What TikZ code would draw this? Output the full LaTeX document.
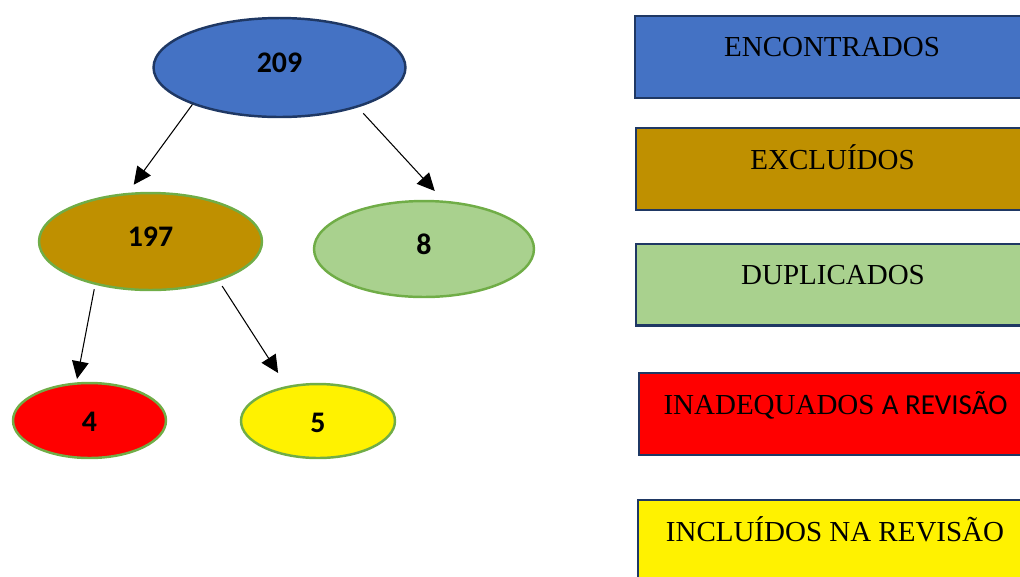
\documentclass[tikz,border=0pt]{standalone}
\usepackage{fontspec}
\setmainfont{Liberation Serif}
\newfontfamily\calib{Carlito}
\usetikzlibrary{shapes.geometric,arrows.meta}
\definecolor{encblue}{HTML}{4472C4}
\definecolor{excgold}{HTML}{BF9000}
\definecolor{dupgreen}{HTML}{A9D18E}
\definecolor{rimgreen}{HTML}{70AD47}
\definecolor{navy}{HTML}{1F3864}
\begin{document}
\begin{tikzpicture}[x=0.02cm, y=-0.02cm,
    bubble/.style={ellipse, draw=rimgreen, line width=1.4pt, inner sep=0pt, text height=10.5pt, text depth=4.5pt, font=\calib\bfseries\fontsize{17}{20}\selectfont},
    low/.style={text height=12.8pt, text depth=0pt},
    legbox/.style={rectangle, draw=navy, line width=1.2pt, anchor=north west, minimum width=7.88cm, minimum height=1.64cm},
    legtext/.style={anchor=base, inner sep=0pt, font=\fontsize{16.5}{20}\selectfont},
    arr/.style={-{Triangle[length=10pt,width=9.5pt]}, line width=0.6pt}]
    \useasboundingbox (0,0) rectangle (1020,576);
    \node[bubble, draw=navy, fill=encblue, minimum width=5.04cm, minimum height=1.98cm] (n209) at (279.5,67.5) {209};
    \node[bubble, fill=excgold, minimum width=4.46cm, minimum height=1.94cm] (n197) at (150.5,241.5) {197};
    \node[bubble, fill=dupgreen, minimum width=4.4cm, minimum height=1.92cm] (n8) at (424,249) {8};
    \node[bubble, low, fill=red, minimum width=3.06cm, minimum height=1.5cm] (n4) at (89.5,420.5) {4};
    \node[bubble, low, fill=yellow, minimum width=3.08cm, minimum height=1.48cm] (n5) at (318,421) {5};
    \draw[arr, shorten >=0.2cm] (n209.-157) -- (n197.115);
    \draw[arr, shorten <=0.16cm, shorten >=0.26cm] (n209.-27.5) -- (n8.68);
    \draw[arr, shorten <=0.09cm, shorten >=0.07cm] (n197.-142) -- (n4.109);
    \draw[arr, shorten <=0.12cm, shorten >=0.31cm] (n197.-30.5) -- (n5.132);
    \foreach \n/\x/\y/\c/\t in {enc/634/15/encblue/ENCONTRADOS, exc/634.5/127/excgold/EXCLUÍDOS,
        dup/635/242.5/dupgreen/DUPLICADOS, inad/637.5/372.3/red/{INADEQUADOS {\calib A REVISÃO}},
        incl/637/499/yellow/INCLUÍDOS NA REVISÃO} {
        \node[legbox, fill=\c] (\n) at (\x,\y) {};
        \node[legtext] (\n-t) at ([yshift=-0.84cm]\n.north) {\t};
    }
\end{tikzpicture}
\end{document}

**EXERCISE OBJECTIVE**.
Copy the listing in full and without alteration, omitting every picture.

**TASK ANSWER**.
What TikZ code would draw this? Output the full LaTeX document.
\documentclass[tikz,border=0pt]{standalone}
\usepackage{fontspec}
\setmainfont{Liberation Serif}
\newfontfamily\calib{Carlito}
\usetikzlibrary{shapes.geometric,arrows.meta}
\definecolor{encblue}{HTML}{4472C4}
\definecolor{excgold}{HTML}{BF9000}
\definecolor{dupgreen}{HTML}{A9D18E}
\definecolor{rimgreen}{HTML}{70AD47}
\definecolor{navy}{HTML}{1F3864}
\begin{document}
\begin{tikzpicture}[x=0.02cm, y=-0.02cm,
    bubble/.style={ellipse, draw=rimgreen, line width=1.4pt, inner sep=0pt, text height=10.5pt, text depth=4.5pt, font=\calib\bfseries\fontsize{17}{20}\selectfont},
    low/.style={text height=12.8pt, text depth=0pt},
    legbox/.style={rectangle, draw=navy, line width=1.2pt, anchor=north west, minimum width=7.88cm, minimum height=1.64cm},
    legtext/.style={anchor=base, inner sep=0pt, font=\fontsize{16.5}{20}\selectfont},
    arr/.style={-{Triangle[length=10pt,width=9.5pt]}, line width=0.6pt}]
    \useasboundingbox (0,0) rectangle (1020,576);
    \node[bubble, draw=navy, fill=encblue, minimum width=5.04cm, minimum height=1.98cm] (n209) at (279.5,67.5) {209};
    \node[bubble, fill=excgold, minimum width=4.46cm, minimum height=1.94cm] (n197) at (150.5,241.5) {197};
    \node[bubble, fill=dupgreen, minimum width=4.4cm, minimum height=1.92cm] (n8) at (424,249) {8};
    \node[bubble, low, fill=red, minimum width=3.06cm, minimum height=1.5cm] (n4) at (89.5,420.5) {4};
    \node[bubble, low, fill=yellow, minimum width=3.08cm, minimum height=1.48cm] (n5) at (318,421) {5};
    \draw[arr, shorten >=0.2cm] (n209.-157) -- (n197.115);
    \draw[arr, shorten <=0.16cm, shorten >=0.26cm] (n209.-27.5) -- (n8.68);
    \draw[arr, shorten <=0.09cm, shorten >=0.07cm] (n197.-142) -- (n4.109);
    \draw[arr, shorten <=0.12cm, shorten >=0.31cm] (n197.-30.5) -- (n5.132);
    \foreach \n/\x/\y/\c/\t in {enc/634/15/encblue/ENCONTRADOS, exc/634.5/127/excgold/EXCLUÍDOS,
        dup/635/242.5/dupgreen/DUPLICADOS, inad/637.5/372.3/red/{INADEQUADOS {\calib A REVISÃO}},
        incl/637/499/yellow/INCLUÍDOS NA REVISÃO} {
        \node[legbox, fill=\c] (\n) at (\x,\y) {};
        \node[legtext] (\n-t) at ([yshift=-0.84cm]\n.north) {\t};
    }
\end{tikzpicture}
\end{document}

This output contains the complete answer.